EXTRACTED DATA:
^^^^^^^^^^^^^^^^
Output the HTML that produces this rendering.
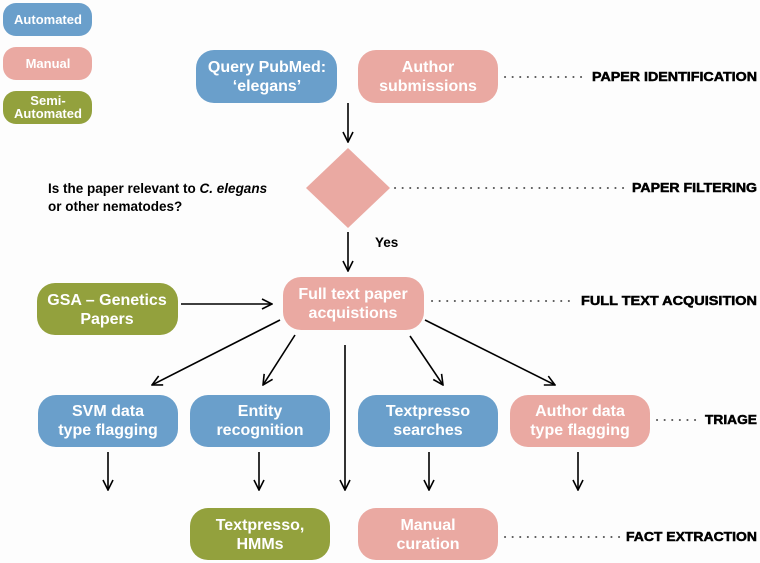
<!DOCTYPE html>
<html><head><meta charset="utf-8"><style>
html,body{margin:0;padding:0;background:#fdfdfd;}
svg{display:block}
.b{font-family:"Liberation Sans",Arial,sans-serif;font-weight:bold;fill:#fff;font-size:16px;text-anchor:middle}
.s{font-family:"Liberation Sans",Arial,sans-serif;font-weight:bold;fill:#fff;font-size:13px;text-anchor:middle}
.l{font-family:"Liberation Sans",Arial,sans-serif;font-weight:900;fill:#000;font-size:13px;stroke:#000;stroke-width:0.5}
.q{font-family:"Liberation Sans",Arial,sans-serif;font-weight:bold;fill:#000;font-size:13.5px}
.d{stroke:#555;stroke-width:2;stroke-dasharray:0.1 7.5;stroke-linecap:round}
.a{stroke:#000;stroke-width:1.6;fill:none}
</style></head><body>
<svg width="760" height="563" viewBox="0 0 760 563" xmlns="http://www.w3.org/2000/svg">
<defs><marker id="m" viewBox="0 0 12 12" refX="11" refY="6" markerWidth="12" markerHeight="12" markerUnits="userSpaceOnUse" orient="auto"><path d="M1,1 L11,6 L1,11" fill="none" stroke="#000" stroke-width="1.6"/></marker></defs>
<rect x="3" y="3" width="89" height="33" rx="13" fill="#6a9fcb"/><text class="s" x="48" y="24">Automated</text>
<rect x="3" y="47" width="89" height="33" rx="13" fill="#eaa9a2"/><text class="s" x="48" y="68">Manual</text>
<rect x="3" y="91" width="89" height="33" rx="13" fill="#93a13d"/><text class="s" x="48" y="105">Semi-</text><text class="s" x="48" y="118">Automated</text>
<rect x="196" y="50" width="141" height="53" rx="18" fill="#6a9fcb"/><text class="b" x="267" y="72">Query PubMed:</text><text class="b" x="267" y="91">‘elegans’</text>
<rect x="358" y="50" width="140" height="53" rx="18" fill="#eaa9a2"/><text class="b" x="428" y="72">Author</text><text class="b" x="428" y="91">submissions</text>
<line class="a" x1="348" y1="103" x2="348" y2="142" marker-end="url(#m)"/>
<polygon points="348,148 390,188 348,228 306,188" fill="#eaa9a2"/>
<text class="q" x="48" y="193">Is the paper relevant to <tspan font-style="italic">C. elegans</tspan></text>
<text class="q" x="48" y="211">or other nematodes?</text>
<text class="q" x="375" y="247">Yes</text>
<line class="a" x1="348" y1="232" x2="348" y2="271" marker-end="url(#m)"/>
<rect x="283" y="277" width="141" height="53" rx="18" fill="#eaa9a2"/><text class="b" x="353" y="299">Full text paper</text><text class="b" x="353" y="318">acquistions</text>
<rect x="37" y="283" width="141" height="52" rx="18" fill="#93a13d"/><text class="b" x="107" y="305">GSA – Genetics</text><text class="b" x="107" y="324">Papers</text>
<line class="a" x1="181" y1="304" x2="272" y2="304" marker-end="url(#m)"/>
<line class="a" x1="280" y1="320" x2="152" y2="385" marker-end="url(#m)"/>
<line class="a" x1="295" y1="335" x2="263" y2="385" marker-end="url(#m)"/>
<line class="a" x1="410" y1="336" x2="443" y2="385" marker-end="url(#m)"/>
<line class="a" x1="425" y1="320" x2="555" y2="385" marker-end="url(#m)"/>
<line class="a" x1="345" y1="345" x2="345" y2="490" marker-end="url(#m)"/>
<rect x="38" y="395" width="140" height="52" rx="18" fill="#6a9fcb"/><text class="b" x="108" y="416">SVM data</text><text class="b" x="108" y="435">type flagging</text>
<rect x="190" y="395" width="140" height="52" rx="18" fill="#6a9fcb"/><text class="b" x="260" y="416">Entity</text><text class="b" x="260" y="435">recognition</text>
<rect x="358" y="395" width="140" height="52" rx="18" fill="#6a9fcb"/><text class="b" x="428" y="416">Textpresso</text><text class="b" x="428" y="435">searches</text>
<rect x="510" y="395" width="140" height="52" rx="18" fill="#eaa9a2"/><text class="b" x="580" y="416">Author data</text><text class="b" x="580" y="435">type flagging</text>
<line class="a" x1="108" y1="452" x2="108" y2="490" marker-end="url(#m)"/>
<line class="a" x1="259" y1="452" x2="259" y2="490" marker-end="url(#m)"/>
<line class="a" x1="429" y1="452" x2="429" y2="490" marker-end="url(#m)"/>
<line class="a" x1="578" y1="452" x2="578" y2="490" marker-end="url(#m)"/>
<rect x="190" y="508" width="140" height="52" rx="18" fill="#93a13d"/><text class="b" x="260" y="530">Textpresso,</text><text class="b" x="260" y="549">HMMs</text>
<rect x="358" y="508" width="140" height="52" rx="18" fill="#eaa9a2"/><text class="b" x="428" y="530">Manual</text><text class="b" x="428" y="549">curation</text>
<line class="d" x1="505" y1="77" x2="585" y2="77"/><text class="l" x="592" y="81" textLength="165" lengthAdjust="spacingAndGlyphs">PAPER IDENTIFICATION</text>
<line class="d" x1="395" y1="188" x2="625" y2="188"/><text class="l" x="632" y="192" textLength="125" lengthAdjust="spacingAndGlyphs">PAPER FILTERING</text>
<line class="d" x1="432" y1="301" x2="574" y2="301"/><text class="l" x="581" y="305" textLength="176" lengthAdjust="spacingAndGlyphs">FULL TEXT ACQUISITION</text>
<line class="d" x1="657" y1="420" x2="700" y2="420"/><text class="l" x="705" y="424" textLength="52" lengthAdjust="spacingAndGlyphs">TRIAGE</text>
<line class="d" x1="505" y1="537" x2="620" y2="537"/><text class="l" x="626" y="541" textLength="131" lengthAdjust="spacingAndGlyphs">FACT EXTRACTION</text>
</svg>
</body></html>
^^^^^^^^^^^^^^^^
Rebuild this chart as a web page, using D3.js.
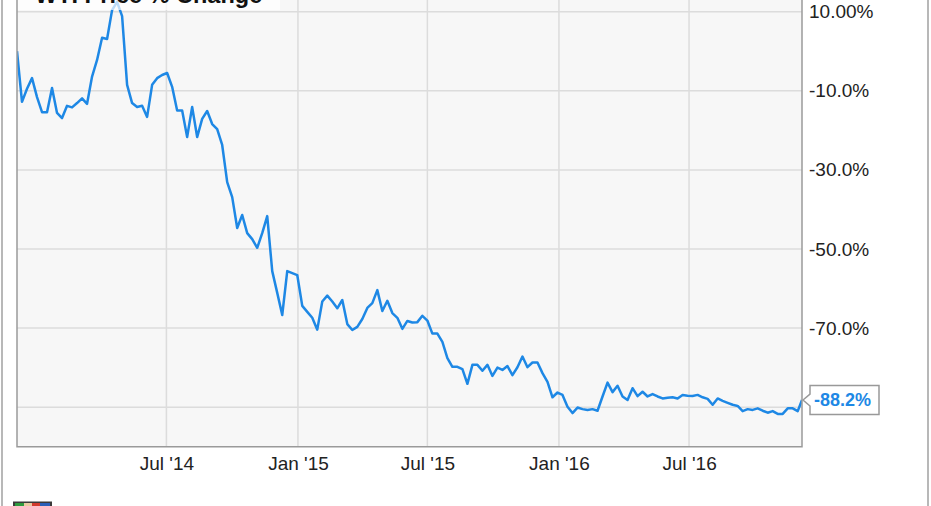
^^^^^^^^^^^^^^^^
On how many lines does the word "this" appear? Answer with only the number.

2